The main difference between preferreds and FRCS is that FRCS pay interest—not dividends—monthly, quarterly, or semi-annually, but can be deferred if the company is in financial trouble. However, payments can be deferred only if no dividends are being paid for the issuer’s common or preferred stock, and if the interest payments are deferred, then interest continues to accumulate until it is paid. Sometimes FRCS are issued as zero coupon bonds, which are original issue discount (OID) instruments.

However, these securities can have tax complications, either because of interest payment deferral or because they are OIDs. In these cases, interest accrues, and if it is not paid in the year earned, then the investor in these securities must pay taxes on the accrued interest, which is calculated according to complex laws and formulas.

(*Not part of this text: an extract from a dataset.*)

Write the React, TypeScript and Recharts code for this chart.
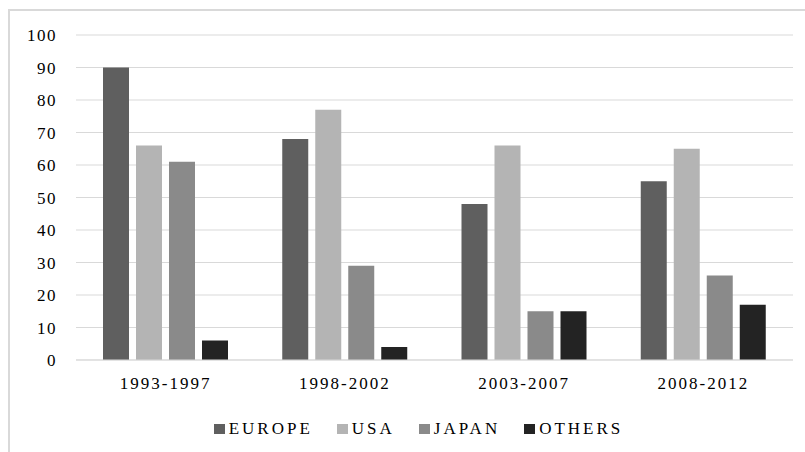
import { BarChart, Bar, XAxis, YAxis, CartesianGrid, Legend } from "recharts";

const periods = ["1993-1997", "1998-2002", "2003-2007", "2008-2012"];
const europe = [90, 68, 48, 55];
const usa = [66, 77, 66, 65];
const japan = [61, 29, 15, 26];
const others = [6, 4, 15, 17];
const yTicks = [0, 10, 20, 30, 40, 50, 60, 70, 80, 90, 100];

const series = [
  { key: "EUROPE", color: "#5f5f5f" },
  { key: "USA", color: "#b4b4b4" },
  { key: "JAPAN", color: "#8a8a8a" },
  { key: "OTHERS", color: "#232323" },
];

const data = periods.map((p, i) => ({
  name: p,
  EUROPE: europe[i],
  USA: usa[i],
  JAPAN: japan[i],
  OTHERS: others[i],
}));

const font = "Liberation Serif";

const LegendBox = () => (
  <div
    style={{
      display: "flex",
      justifyContent: "center",
      gap: 24,
      fontFamily: font,
      fontSize: 17,
      letterSpacing: 3,
      color: "#000",
      paddingLeft: 44,
      paddingTop: 6,
    }}
  >
    {series.map((s) => (
      <div key={s.key} style={{ display: "flex", alignItems: "center" }}>
        <span
          style={{
            display: "inline-block",
            width: 11,
            height: 10,
            background: s.color,
            marginRight: 4,
          }}
        />
        <span>{s.key}</span>
      </div>
    ))}
  </div>
);

export default function App() {
  return (
    <div style={{ position: "absolute", left: 0, top: 0, width: 805, height: 452, background: "#fff", fontFamily: font }}>
      <div
        style={{
          position: "absolute",
          left: 8,
          top: 9,
          width: 805,
          height: 460,
          borderTop: "2px solid #d9d9d9",
          borderLeft: "2px solid #d9d9d9",
        }}
      />
      <BarChart
        width={805}
        height={452}
        data={data}
        margin={{ top: 35, right: 12, bottom: 9, left: 0 }}
        barCategoryGap={27}
        barGap={7}
        style={{ position: "absolute", left: 0, top: 0, fontFamily: font }}
      >
        <CartesianGrid vertical={false} stroke="#d9d9d9" />
        <XAxis
          dataKey="name"
          height={53}
          tickLine={false}
          tickSize={0}
          tickMargin={17}
          axisLine={{ stroke: "#d9d9d9" }}
          tick={{ fill: "#000", fontFamily: font, fontSize: 17, letterSpacing: 2 }}
        />
        <YAxis
          width={76}
          domain={[0, 100]}
          ticks={yTicks}
          interval={0}
          tickLine={false}
          tickSize={0}
          tickMargin={19}
          axisLine={false}
          tick={{ fill: "#000", fontFamily: font, fontSize: 17, letterSpacing: 1.5 }}
        />
        <Legend
          verticalAlign="bottom"
          content={() => <LegendBox />}
          wrapperStyle={{ height: 30 }}
        />
        {series.map((s) => (
          <Bar key={s.key} dataKey={s.key} fill={s.color} isAnimationActive={false} />
        ))}
      </BarChart>
    </div>
  );
}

Besides the deferral risk mentioned above, there is also a special event risk, which allows the issuer to redeem the FRCS, at any time, for face value, if the tax law changes that disallows the tax deduction for the interest payments for the issuer’s parent company.

Features and Benefits

Priority of Claims
• FRCS typically offer a higher security claim than preferred and common stock, but rank junior and are subordinate in right of payment to all senior debt of the issuer.

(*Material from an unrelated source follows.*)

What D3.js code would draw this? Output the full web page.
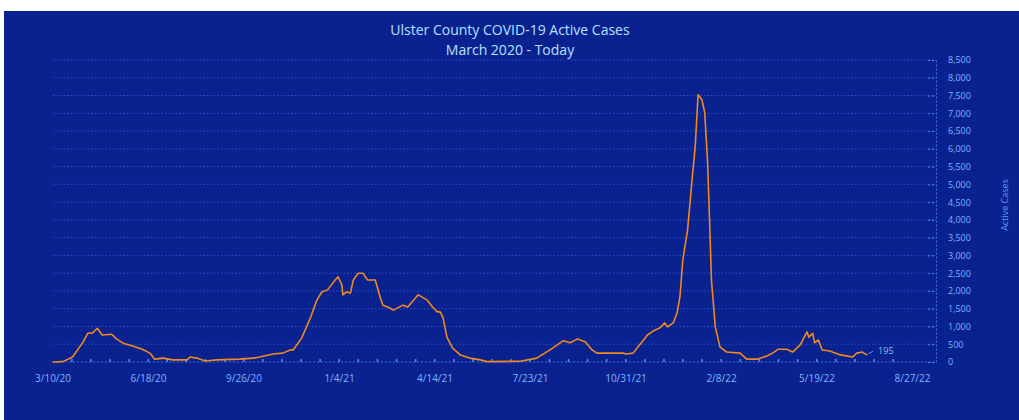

Potential for Attractive Yields
• FRCS typically provide yield advantages relative to preferred stock and corporate bonds of the same issuer, partly to compensate investors for claims with a lower priority in addition to payment deferral risk.

Liquidity
• Certain FRCS trade on the OTC and listed markets, and generally have easily attainable quotes. Many FRCS are also listed on the NYSE®.

Credit Ratings
• FRCS may be rated by investment rating agencies such as Moody’s® and Standard & Poor’s® to assist investors in their evaluations of the securities.

Low Investment Minimum
• Many FRCS are issued at $25 a share (although some are issued with a $1000 par value). This feature enables investors to buy and sell in smaller increments. The actual price paid by the investor may be more or less than $25, particularly when the security is purchased in the secondary market.

Risks

While it may seem appealing to look at securities that offer higher yields, investors should consider those higher yields to be a sign of potentially greater risk.

Market Risk
• FRCS are subject to price fluctuation due to material events affecting the issuer or the market. Additionally, FRCS prices typically decline on ex-dividend days (the dates that buyers of FRCS are not entitled to receive the dividend).

Interest Rate Risk
• FRCS tend to rise in value when interest rates fall, and decline in value when interest rates rise.

Credit and Default Risk
• Investors should consider the possibility of risk that a corporation might default on its payments of interest or principal. Purchasing top–rated securities from companies with a stable or good credit history may help reduce credit risk.

Call Risk
• FRCS generally have a call provision which entitles the issuer to redeem the shares prior to maturity. Typically an issuing corporation will call its securities when interest rates fall, leaving the investor with potentially less favorable reinvestment possibilities. When evaluating FRCS, an investor should know whether call options exist and when these options may be exercised by the issuer.

Special Event Risk
• Many FRCS include a “special event” redemption option, allowing the issuer to redeem the securities at the liquidation value if a tax law change disallows the deductibility of payments by the issuer’s parent company, or subjects the issue to taxation separate from the parent company.

Deferral Risk
• FRCS permit the deferral of payments without declaring default, if the issuer experiences financial difficulties. Payments may be deferred or suspended for some stipulated period. If the issuer defers payments on a cumulative FRCS issue, the deferred income typically continues to accrue for tax purposes, even though the investor does not receive cash payments. Investors should consult with a tax professional regarding the tax treatment of investment income.

Inflation Risk
• FRCS are subject to the risk that the rate of the yield to call or maturity of the investment may not provide a positive return over the rate of inflation for the period of the investment.